Regression lines

Regression Lines

Definition

  • Regression lines, also known as lines of best fit, are lines that best represent the distribution of data points in a scatter plot.
  • Two types of regression lines typically encountered are the ‘line of y on x’ and ‘line of x on y’.
  • These lines are established using the principle of Least Squares, which minimises the sum of the squared residuals from the lines to the data points.

Calculation Method

  • The formula for calculating the regression line y on x is given by: ŷ = b0 + b1x
  • And for x on y, is given by: x̂ = a0 + a1y
  • In these equations:
    • b0 and a0 are the intercepts
    • b1 and a1 are the slopes
    • ‘ŷ’ and ‘x̂’ are predicted values for y and x respectively based on the regression line.
  • The slopes (b1 and a1) can be determined by the formula: r(sy/sx) for y on x and r(sx/sy) for x on y, where r is the correlation coefficient, and sx and sy are the standard deviations of x and y respectively.
  • The intercepts (b0 and a0) can be calculated knowing the mean values of y and x, and the value of slope.

Characteristics

  • Positive slope in a regression line indicates that with an increase in the values of x, y also tends to increase and vice versa.
  • A negative slope directs that with the increase in x-values, y-values tend to decrease.
  • The regression lines intersect at the point (x̄ , ȳ), i.e., the mean values of x and y in the given data set.

Practical Application

  • Regression lines are used to predict the value of one variable (dependent) based on the value of another variable (independent).
  • The accuracy of the prediction improves as the correlation between the two variables strengthens.

Limitations

  • Predictions based on regression lines are more reliable for values of x which lie within the range of x-values on which the regression line was based.

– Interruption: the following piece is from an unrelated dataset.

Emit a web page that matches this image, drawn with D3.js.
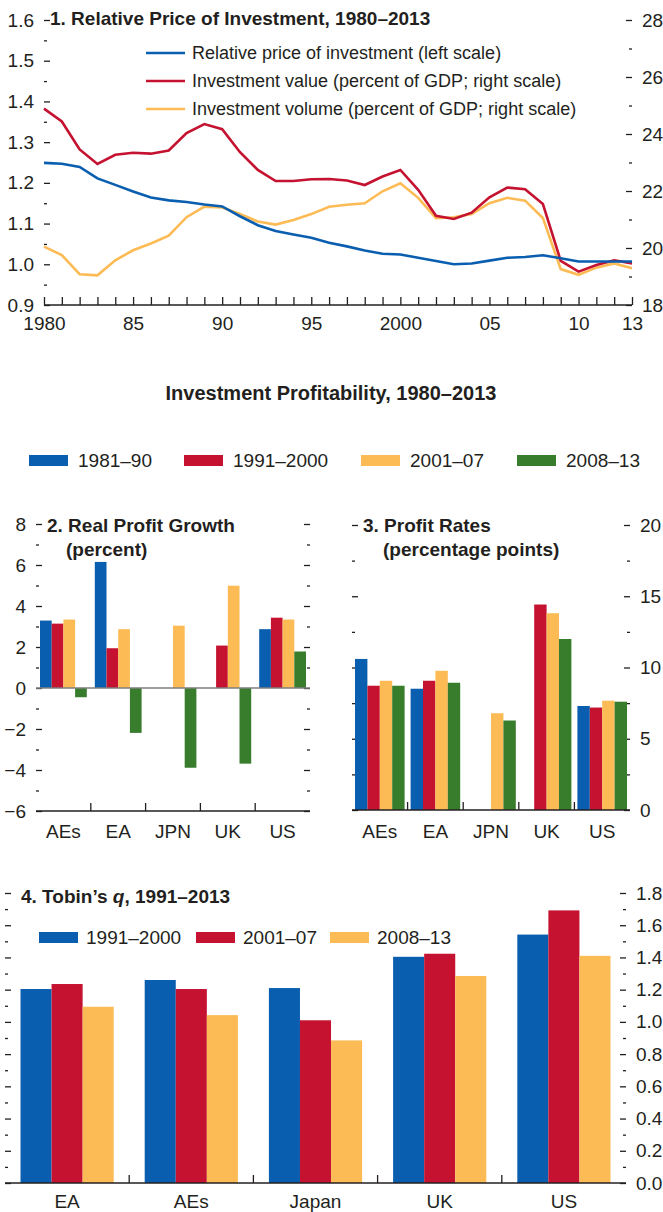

This is referred to as interpolation.
  • Extrapolation – predicting for x-values outside the range of the data set – can lead to misleading results, as it assumes that the relationship found within the data set will continue indefinitely beyond it.

Remember, revise the formulas for both regression line types and practise calculations using different data sets. Understanding how changes in data affect the resulting lines will also deepen your understanding of regression lines.